Jade has long been considered a hard asset and a symbol of wealth, purity and spirituality in Asian countries like China. Nephrite grade jade, the type that is mined in British Columbia, sells for anywhere from $10 and $100 per kilogram depending on quality.

The world jade market is estimated at 300 tonnes per year, with three quarters of this material originating in B.C.

The best B.C. nephrite is bought by local artists and transformed into artwork which is made available for sale on the international market. The largest sculpture made from B.C. nephrite is likely the Buddha commissioned for the Wat Wat Dhammamongkol Monastery in Bangkok

It was carved from a 32-tonne boulder mined by Jade West was sold to the monastery in Bangkok for $350,000. The Buddha stands 9.1 metres high.

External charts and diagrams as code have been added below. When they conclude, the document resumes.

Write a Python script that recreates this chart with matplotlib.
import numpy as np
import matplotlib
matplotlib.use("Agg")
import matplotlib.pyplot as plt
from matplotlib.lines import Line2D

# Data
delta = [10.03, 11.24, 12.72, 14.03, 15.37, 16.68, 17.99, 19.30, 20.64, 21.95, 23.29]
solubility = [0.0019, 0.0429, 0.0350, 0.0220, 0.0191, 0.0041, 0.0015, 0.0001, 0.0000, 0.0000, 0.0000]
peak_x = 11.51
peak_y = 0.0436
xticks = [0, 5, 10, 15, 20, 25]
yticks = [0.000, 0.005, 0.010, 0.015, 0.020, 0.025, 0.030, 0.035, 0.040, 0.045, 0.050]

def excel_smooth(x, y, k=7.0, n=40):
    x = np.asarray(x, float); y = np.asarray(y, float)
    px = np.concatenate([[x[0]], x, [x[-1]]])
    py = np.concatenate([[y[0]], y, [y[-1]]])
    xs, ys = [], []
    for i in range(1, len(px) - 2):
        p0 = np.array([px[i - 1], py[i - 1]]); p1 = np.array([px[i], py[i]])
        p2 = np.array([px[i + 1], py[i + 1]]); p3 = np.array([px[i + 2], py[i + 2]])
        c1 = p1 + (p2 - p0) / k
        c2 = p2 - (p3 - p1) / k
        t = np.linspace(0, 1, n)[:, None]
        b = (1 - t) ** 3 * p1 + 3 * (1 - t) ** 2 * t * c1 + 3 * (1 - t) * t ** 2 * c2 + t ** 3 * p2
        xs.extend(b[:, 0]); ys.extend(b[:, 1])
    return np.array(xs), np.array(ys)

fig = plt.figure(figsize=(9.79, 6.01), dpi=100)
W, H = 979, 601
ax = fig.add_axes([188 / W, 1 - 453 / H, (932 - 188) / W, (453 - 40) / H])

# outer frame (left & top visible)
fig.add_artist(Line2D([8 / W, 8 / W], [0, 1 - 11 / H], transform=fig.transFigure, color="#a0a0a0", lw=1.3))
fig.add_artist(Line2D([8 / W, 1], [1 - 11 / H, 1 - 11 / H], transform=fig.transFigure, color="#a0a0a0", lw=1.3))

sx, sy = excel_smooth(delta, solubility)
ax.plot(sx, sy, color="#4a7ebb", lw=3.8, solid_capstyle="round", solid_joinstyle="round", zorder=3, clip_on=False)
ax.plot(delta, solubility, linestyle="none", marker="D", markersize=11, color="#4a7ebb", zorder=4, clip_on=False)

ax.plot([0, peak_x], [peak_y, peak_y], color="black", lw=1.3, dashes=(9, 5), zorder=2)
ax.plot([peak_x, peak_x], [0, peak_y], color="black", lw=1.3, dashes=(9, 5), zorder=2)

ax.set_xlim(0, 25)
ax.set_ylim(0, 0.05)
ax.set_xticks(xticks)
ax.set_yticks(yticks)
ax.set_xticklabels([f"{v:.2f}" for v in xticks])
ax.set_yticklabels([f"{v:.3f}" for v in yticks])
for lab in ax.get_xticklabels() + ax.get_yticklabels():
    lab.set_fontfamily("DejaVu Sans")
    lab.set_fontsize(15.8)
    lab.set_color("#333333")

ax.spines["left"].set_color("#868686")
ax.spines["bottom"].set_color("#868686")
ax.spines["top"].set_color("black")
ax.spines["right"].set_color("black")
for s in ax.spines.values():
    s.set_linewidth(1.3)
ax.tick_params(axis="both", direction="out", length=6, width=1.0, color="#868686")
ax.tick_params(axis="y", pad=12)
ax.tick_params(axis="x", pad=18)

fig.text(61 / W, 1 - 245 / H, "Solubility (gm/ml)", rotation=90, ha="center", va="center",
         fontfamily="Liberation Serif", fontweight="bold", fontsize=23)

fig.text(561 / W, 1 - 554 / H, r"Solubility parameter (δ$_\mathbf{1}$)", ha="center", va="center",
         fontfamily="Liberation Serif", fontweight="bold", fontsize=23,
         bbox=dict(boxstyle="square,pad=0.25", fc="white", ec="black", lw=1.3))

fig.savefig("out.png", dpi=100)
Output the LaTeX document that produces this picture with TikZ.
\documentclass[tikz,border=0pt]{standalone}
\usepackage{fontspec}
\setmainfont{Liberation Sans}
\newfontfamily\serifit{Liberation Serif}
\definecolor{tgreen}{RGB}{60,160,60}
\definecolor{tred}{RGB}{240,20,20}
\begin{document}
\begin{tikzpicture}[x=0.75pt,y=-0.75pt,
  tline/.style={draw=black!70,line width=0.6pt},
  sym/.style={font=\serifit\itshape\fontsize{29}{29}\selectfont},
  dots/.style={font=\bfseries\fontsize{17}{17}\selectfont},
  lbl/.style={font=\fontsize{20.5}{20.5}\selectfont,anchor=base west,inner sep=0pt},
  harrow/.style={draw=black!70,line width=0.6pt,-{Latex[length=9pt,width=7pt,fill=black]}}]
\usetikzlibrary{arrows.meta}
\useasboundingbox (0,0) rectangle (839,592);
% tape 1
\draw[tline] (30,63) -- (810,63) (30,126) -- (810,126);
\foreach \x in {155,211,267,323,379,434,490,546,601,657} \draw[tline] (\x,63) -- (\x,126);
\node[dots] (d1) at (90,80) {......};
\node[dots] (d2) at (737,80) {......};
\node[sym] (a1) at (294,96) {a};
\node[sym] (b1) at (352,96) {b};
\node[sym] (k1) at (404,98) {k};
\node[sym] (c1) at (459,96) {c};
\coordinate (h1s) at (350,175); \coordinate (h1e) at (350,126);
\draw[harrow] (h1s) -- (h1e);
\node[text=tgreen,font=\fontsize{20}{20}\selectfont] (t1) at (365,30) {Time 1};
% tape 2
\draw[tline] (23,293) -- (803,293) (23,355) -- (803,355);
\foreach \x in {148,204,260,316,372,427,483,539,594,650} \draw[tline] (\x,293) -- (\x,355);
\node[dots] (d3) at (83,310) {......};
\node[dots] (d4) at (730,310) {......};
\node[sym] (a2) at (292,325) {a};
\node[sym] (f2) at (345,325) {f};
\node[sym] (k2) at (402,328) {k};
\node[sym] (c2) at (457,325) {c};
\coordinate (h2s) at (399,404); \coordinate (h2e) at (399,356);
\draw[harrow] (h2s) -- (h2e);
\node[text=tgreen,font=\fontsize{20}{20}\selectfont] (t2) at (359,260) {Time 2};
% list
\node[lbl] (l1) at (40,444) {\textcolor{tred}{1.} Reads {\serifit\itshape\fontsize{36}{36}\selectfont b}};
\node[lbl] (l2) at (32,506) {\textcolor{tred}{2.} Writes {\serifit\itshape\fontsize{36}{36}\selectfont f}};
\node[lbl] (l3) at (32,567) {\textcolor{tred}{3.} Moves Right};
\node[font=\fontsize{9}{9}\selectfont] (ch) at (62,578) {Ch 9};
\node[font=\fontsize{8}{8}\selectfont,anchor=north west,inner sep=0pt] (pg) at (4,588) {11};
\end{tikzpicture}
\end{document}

The Tahltan said there are at least 25 companies exploring for, or are extracting jade in First Nation’s Territory. The mining season can be as short as two months in northern B.C., and is dependent on weather conditions.

High pressure blueschist or eclogite grade metamorphic rocks, favourable for jadeitite exploration are found in the Bridge River, Pinci Lake, Dease Lake and Jennings River areas of B.C. Active mining occurs in three parts of the province, Dease Lake, Mount Ogden, and Cassiar.

Companies like Jade West Group and Cassiar Jade Contract who are working in the Dease Lake area, typically extract the jade using excavators and bulldozers. In the case of Jade West, the material is then shipped to a yard in Surrey, B.C., where it is sold primarily to Asian buyers, usually at silent auctions in October.

“We are not a big company by any means,” said Charles Lee, an operating manger with the Jade West Group. He said the company typically has anywhere from three to 10 people working on site, plus another three or four in administration.

Asked about the action taken by the Tahltan, he would only say that this is a “delicate situation,” one that the company is trying to resolve with the help of the B.C. government.

In response to questions about the possible impact of the Tahltan’s action, the B.C. Ministry of Energy, Mines, & Petroleum Resources released a statement to Resource World saying it is aware of the position the Tahltan have taken regarding their traditional territory but added that the Tahltan’s recent statements and positions do not limit the rights of claim or permit holders.

The B.C. government also said it encourages companies to establish positive working relationships with First Nations early in the mining development process to understand and respond to First Nations concerns.

In his letter to the B.C. government, Day indicated that the Tahltan is open to discussions with both the jade miners and the provincial government. “I welcome the opportunity to sit down with the provincial government, jade operators and placer miners to discuss how our concerns can be addressed in a responsible and fair manner,” he said.

“Until then, the Tahltan Nation will no longer tolerate the status quo and stands ready to assert Tahltan jurisdiction over our territory through any legal means necessary, including protest and court action,” he said.

“No jade or placer operators have the consent or support of the Tahltan Nation and there is no framework in place for Tahltans to co-manage in the regulatory oversight or sharing of benefits from these operations.”

In a statement provided to Resource World, the province of B.C. said government, along with First Nations and several exploration companies from B.C.’s northwest region have created the B.C. Regional Mining Alliance (BCRMA) to promote British Columbia’s mining opportunities internationally. The Alliance is a partnership between the Province, the Tahltan Central Government (TCG), the Nisga’a Lisims Government (NLG), the Association for Mineral Exploration, Dolly Varden Silver Corp. [DV-TSXV], Skeena Resources Ltd. [SKE-TSXV], IDM Mining Ltd. [IDM-TSXV] and GT Gold Corp. [GTT-TSXV].